WHAT THIS TASK INVOLVES — Write out the data below in full, unchanged, minus the images.

-*-*-

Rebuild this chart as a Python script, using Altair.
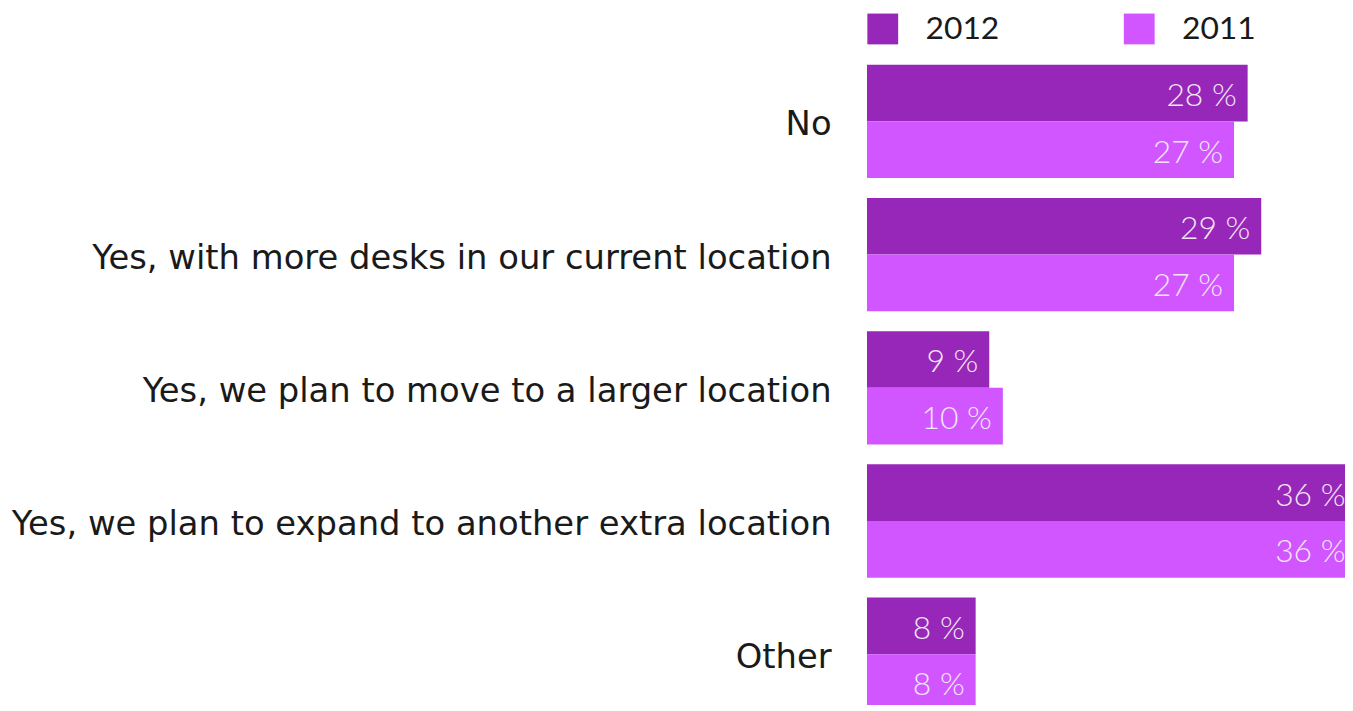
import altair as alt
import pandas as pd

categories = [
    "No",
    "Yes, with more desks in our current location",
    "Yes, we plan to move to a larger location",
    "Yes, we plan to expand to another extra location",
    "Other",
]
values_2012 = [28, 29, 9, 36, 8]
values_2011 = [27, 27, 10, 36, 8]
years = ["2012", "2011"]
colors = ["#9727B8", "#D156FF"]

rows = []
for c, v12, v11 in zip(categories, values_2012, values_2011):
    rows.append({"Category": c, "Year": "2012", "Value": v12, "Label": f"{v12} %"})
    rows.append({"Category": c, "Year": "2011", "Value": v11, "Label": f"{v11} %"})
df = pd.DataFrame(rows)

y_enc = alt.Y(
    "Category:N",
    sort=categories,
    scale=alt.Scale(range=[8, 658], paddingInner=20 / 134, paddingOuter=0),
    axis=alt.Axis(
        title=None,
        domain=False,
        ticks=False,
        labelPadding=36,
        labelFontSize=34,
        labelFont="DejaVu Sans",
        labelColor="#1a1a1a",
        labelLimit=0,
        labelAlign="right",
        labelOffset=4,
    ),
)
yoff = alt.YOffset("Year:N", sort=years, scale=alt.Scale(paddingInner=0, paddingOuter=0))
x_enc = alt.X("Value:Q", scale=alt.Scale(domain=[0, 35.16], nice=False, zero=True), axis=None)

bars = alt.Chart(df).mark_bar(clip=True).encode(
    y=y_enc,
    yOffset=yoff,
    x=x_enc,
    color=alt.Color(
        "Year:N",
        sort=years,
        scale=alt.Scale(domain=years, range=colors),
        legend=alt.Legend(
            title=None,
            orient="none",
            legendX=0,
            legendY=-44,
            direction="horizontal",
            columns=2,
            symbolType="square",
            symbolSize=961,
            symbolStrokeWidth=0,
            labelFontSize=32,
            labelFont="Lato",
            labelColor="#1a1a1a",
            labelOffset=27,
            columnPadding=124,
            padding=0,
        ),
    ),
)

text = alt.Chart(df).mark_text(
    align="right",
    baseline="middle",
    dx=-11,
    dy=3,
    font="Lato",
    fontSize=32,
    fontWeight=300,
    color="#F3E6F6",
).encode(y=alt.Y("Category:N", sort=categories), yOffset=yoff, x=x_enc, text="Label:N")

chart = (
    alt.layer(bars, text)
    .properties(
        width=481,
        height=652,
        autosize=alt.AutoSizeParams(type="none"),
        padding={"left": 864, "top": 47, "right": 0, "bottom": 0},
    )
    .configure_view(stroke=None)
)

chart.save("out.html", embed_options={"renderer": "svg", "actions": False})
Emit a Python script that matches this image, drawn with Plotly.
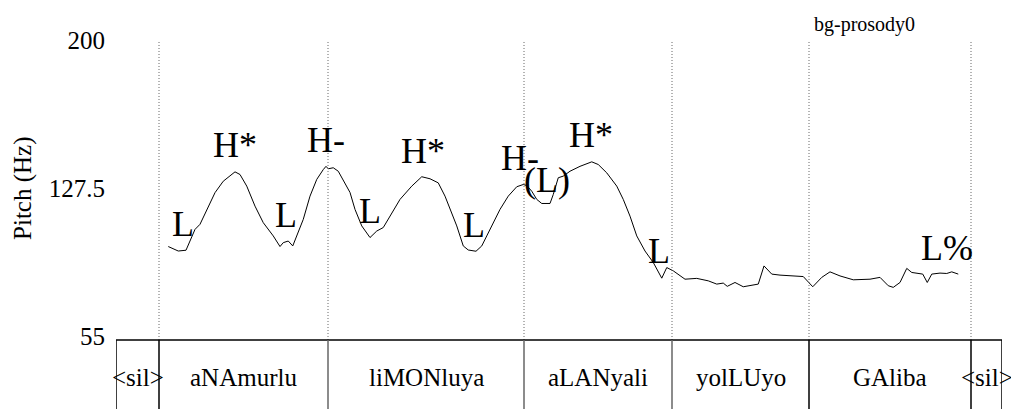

-*-*-

ANSWER BELOW —
Rebuild this chart as a Python script, using Altair.
import altair as alt
import pandas as pd

categories = [
    "No",
    "Yes, with more desks in our current location",
    "Yes, we plan to move to a larger location",
    "Yes, we plan to expand to another extra location",
    "Other",
]
values_2012 = [28, 29, 9, 36, 8]
values_2011 = [27, 27, 10, 36, 8]
years = ["2012", "2011"]
colors = ["#9727B8", "#D156FF"]

rows = []
for c, v12, v11 in zip(categories, values_2012, values_2011):
    rows.append({"Category": c, "Year": "2012", "Value": v12, "Label": f"{v12} %"})
    rows.append({"Category": c, "Year": "2011", "Value": v11, "Label": f"{v11} %"})
df = pd.DataFrame(rows)

y_enc = alt.Y(
    "Category:N",
    sort=categories,
    scale=alt.Scale(range=[8, 658], paddingInner=20 / 134, paddingOuter=0),
    axis=alt.Axis(
        title=None,
        domain=False,
        ticks=False,
        labelPadding=36,
        labelFontSize=34,
        labelFont="DejaVu Sans",
        labelColor="#1a1a1a",
        labelLimit=0,
        labelAlign="right",
        labelOffset=4,
    ),
)
yoff = alt.YOffset("Year:N", sort=years, scale=alt.Scale(paddingInner=0, paddingOuter=0))
x_enc = alt.X("Value:Q", scale=alt.Scale(domain=[0, 35.16], nice=False, zero=True), axis=None)

bars = alt.Chart(df).mark_bar(clip=True).encode(
    y=y_enc,
    yOffset=yoff,
    x=x_enc,
    color=alt.Color(
        "Year:N",
        sort=years,
        scale=alt.Scale(domain=years, range=colors),
        legend=alt.Legend(
            title=None,
            orient="none",
            legendX=0,
            legendY=-44,
            direction="horizontal",
            columns=2,
            symbolType="square",
            symbolSize=961,
            symbolStrokeWidth=0,
            labelFontSize=32,
            labelFont="Lato",
            labelColor="#1a1a1a",
            labelOffset=27,
            columnPadding=124,
            padding=0,
        ),
    ),
)

text = alt.Chart(df).mark_text(
    align="right",
    baseline="middle",
    dx=-11,
    dy=3,
    font="Lato",
    fontSize=32,
    fontWeight=300,
    color="#F3E6F6",
).encode(y=alt.Y("Category:N", sort=categories), yOffset=yoff, x=x_enc, text="Label:N")

chart = (
    alt.layer(bars, text)
    .properties(
        width=481,
        height=652,
        autosize=alt.AutoSizeParams(type="none"),
        padding={"left": 864, "top": 47, "right": 0, "bottom": 0},
    )
    .configure_view(stroke=None)
)

chart.save("out.html", embed_options={"renderer": "svg", "actions": False})
Emit a Python script that matches this image, drawn with Plotly.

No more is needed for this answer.